Nuclear Reactors in JapanThe near-meltdown of four nuclear reactors in Japan is putting some huge pumps to a test that’s even trickier than what happened at Chernobyl. That’s according to global Germany-based firm Putzmeister, which is supplying the machinery to cool down and eventually help encase in cement the broken power plants. Putzmeister (that’s literally “Plaster Master” in German) should know, because they were on the scene at the Russian disaster twenty-five years ago. The company, which makes giant, bright-red truck-mounted cranes with arms up to 230 feet in length, supplied eleven vehicles to the Soviet plant after the explosion and fire at the nuclear reactor which released record deadly radioactive contamination into the atmosphere in 1986.

"In Chernobyl, where a single reactor was encased, eleven trucks were in action for a number of months. In Fukushima we're talking about four reactors," Gerald Karch, managing director for Putzmeister, said in an interview with Reuters. That’s four times as many reactors as Chernobyl, and they all have to be cooled down before any concrete casing construction can begin. In the Soviet Union, the plant was cooled down before Putzmeister arrived, making it a simpler maneuver. Although no final decision has been made by the company involved, likely it will be the same process, but times four.

"In my opinion, when a closed-circuit cooling system has been developed and successfully set up, there will be no other option but to encase the reactors in concrete," Karch said. "There are certain similarities between the two events, but at the same time I think that we can't really draw comparisons," Karch said, indicating that the plants could as yet possibly be stabilized if all went well in the coming weeks and months.

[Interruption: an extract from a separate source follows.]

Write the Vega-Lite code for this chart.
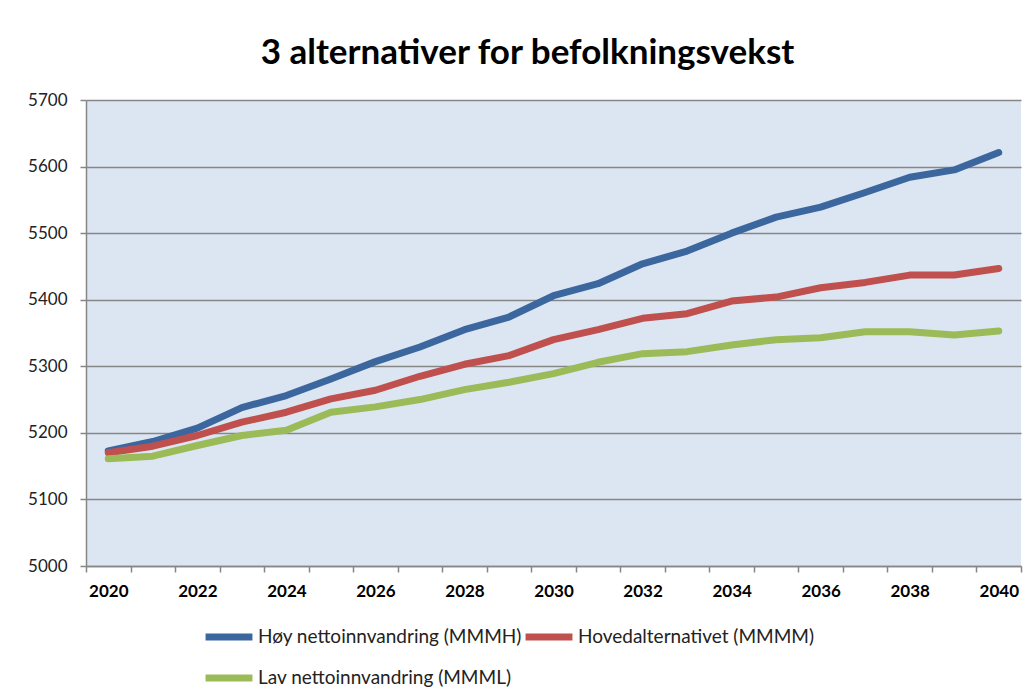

Putzmeister has sold five vehicles, also used in firefighting, to Tokyo Electric Power Co (TEPCO), the operator of the Fukushima Daiichi power plant, at the cost of "well over a million dollars" each. "The transportation costs alone -- in an Antonov aircraft -- of a Putzmeister machine from Germany to Japan, are close to a million dollars," revealed Karch.

The trucks themselves, usually only built on commission, were delivered on extremely short notice after the earthquake, thanks to other customers willing to give up their vehicles in the emergency.

"We quickly located a truck that was on its way to a customer in Vietnam. By March 18, we had been able to transport that truck to Fukushima, where we trained members of TEPCO to operate it," Karch said.

Among the four other trucks, some had earlier been in Spain, but returned largely unused, when scheduled projects were ended or delayed during the recession.

Currently in use at the reactor in Fukushima is the Putzmeister M58-5 truck-mounted concrete pump (produced in Aichtal near Stuttgart) that has a vertical reach of 190 feet and a 5-arm boom to douse the damaged cooling pools. Their advantage is that water can be fed a great distance over the destroyed buildings and can be delivered to exactly where it is required.

The pump has an output of (210 yd³/hr) 160 m³/h at a pressure of 1233 psi (85 bar), about three to four times the volume of the average emergency industrial fire pumper truck. It is driven by the truck's diesel engine, so it does not rely on any external power supply. Operated by remote control, the distributor arm has maximum flexible movement while allowing human operators to avoid radiation exposure close in.